The Israelites never seem to have entered the Egyptian armies. It would have been contrary to the policy of the kings either to have encouraged a martial spirit or to have placed arms in the hands of this multitude; yet as one of the family of Pharaoh, Moses led the armies of Egypt. And needful it was that the future leader of Israel should be well instructed in all the tactics of war—should understand all the providing for, the ordering, and the encamping of vast hosts. It was perhaps only by arduous military service that he could have developed that capacity indicated by the vast skill with which an army of six hundred thousand men, encumbered with their wives and little ones, could be encamped in regular order, whether marching or resting. Ever desiring peace and acting on the defensive, yet ready to repel aggression, for forty years the nation of Israel were encamped as the hosts of an army. Each tribe with its own banner, marching and countermarching, taking down and putting up their tents, with all the skill and regularity of a disciplined army, and often engaged in actual warfare. He who could thus order and regulate such a host must have possessed the skill and science of the general. While the habits of long command, added to the consciousness of authority and Divine reliance, enabled him to prevent or control turbulent outbreaks.

While the legislator of Israel owed so much to the fostering care of the daughter of Pharaoh in preparing him for his high destination, we cannot but feel a deep interest in her who so unconsciously contributed toward an influence and prepared an instrumentality quite adverse to the apparent interests of her people. We cannot but hope that, while she thus hastened the accomplishment of promise and prediction, she was herself led to the knowledge and worship of Israel's God.

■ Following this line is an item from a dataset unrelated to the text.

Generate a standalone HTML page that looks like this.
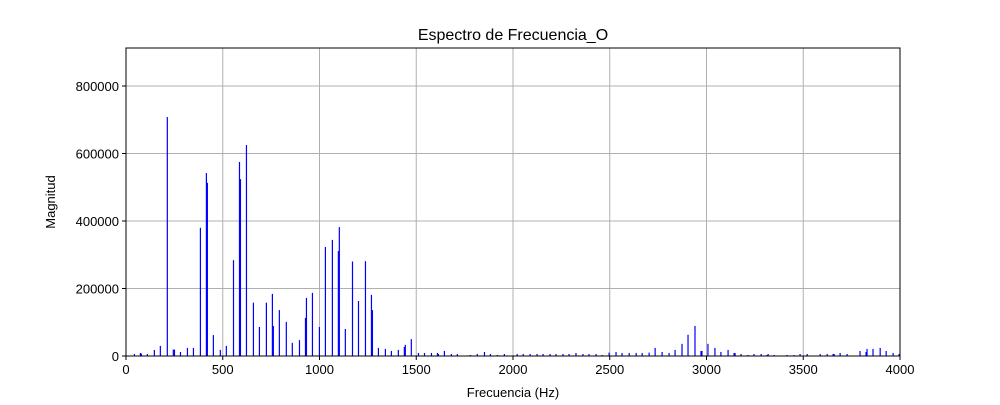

Might not one who thus adopted the brother, encircle in her affection the sister whose affectionate entreaty gave the babe a mother for its nurse? The fraternal affection which marks the family seems to indicate more than occasional intercourse. Between Miriam and her brother there was that sympathy which always results from an intimate association. The princess of Egypt may have imparted to Miriam many of the accomplishments of the courtly circle, for we find that she was skilled in music, that she led the dance; while, in return, Miriam may have imparted that higher knowledge and those deep truths of which her people were the appointed conservators, and the daughter of Pharaoh may have tasted the blessings which were held in trust for future ages.

Miriam was the only sister of Moses, and she first appears as watching the fate of that child in whose destiny all the ages and all the nations of earth were to have an interest. The tender care which watched the cradle on the Nile continued through life, and from the day Moses was saved, down to the day when Miriam died in the wilderness, she seems ever associated with her brothers in all their efforts and designs. The influence of the sister is peculiarly her own. It is felt in early life in its softening, refining, and purifying tendency—in diverting opening manhood from rude sports or gross pursuits to the enjoyments of a more elevated and pure nature, and shedding a charm around the pleasures of home; while, if no other ties intervene, the bonds of affection grow stronger with each successive year.